Wealthy manipulate stock market
Carol Perry gave us some food for thought in her column June 23. Add Ron Wood’s interest and inflation vs. real gross domestic product and cost of living argument, and it makes for an interesting stew.
Perry notes how real estate values are again on an “unrealistic course,” she says for lack of inventory. How can there be a shortage of properties when we’ve lost to foreclosure? Her observation is that the “super-rich” prosper most in post-recession periods.
Banks were never willing to renegotiate loans. Mortgages were repackaged and sold to those who could afford them, likely held in reserve as a part of whatever scheme best profits the buyer. Thank the Federal Reserve for extending quantitative easing, or low interest rates to help them.

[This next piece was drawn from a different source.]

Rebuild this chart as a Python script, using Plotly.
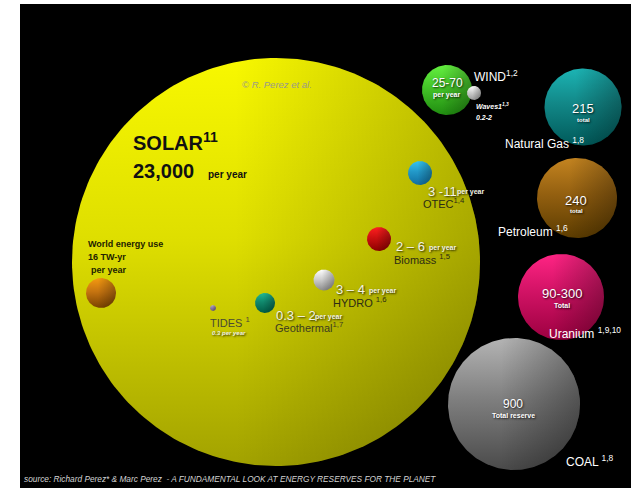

Wood uses the Fed’s own numbers to tell of the 13 recessions we’ve suffered since 1960. He argues interest and inflation are not accurate numbers to reflect the truth. We’ve seen how low interest benefits the wealthy most, and inflation statistics are misleading. She tells us it is the number of people participating in economic growth that is real. Wood says it is the RGDP and cost of living ratio, our buying power as opposed to earlier that matters.
The market is too easily manipulated by the wealthy. As for the Fed, they are outlaw in their very existence. Their participation in this fraudulent money grab makes them doubly criminal. Perry tells us we’re lining up at the stock exchange to get fleeced again, like 2008 never happened.